I always thought excommunion was a sevre punishment reserved for exceptional cases, but this passage of Don Quixote suggests it was used a lot more frequently than that

TywinDeVillena

Excommunication was theoretically an extremely serious punishment, but in practice it was used with surprising liberality even for very minor offences.

Pedro Calderón de la Barca, the famous playwright, was excommunicated twice for something quite trivial: not paying rent. In 1617, Pedro Calderón was a student in Salamanca, and not in phenomenal economic shape. That's why he wasn't able to pay the house he and his cousing had been renting. In December that year he was excommunicated and thrown in jail. In order to pay the 150 reales he owed to his landlord (who was a priest), Pedro had to sell his cape, which gives you an idea of how poor he was at that time.

In June 1618 his cousin and him were, again, unable to pay rent, and they were excommunicated again. The procedure was more or less the same, and the excommunication was not lifted until the debt was paid, which took them some days and some pawning.

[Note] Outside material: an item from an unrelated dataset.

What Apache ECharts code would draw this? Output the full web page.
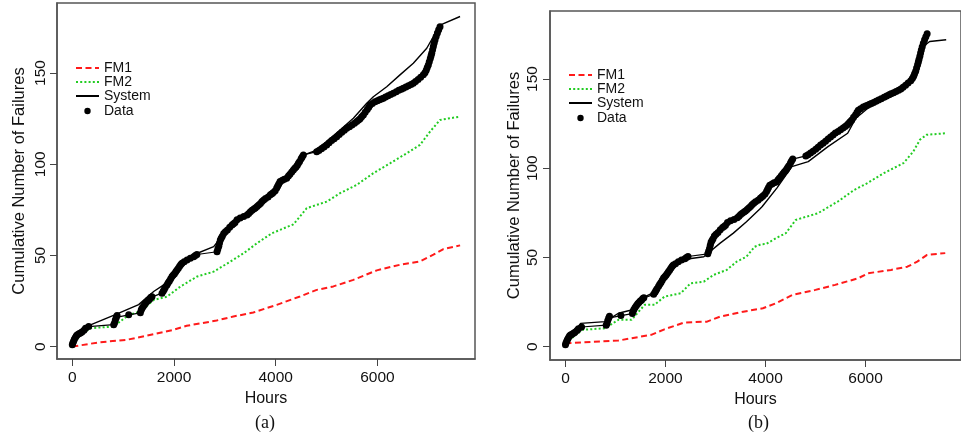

These cases were extremely minor offences, but the example present in Don Quixote is far more serious. Exercising violence against a member of the Church, a prince of it no less, was something that would have the punishment of excommunication lata sententia, which is to say that the trespass itself automatically carried excommunication. For example, in book VI, title XI, chapter XXIII of the Decreta, edition of the year 1591, we find the following:

If one hits a cleric without my command, or not in my name, shall he be excommunicated. [...]

Whosoever lacking my mandate would exercise violent actions on a cleric, shall incur in excommunication lata sententia.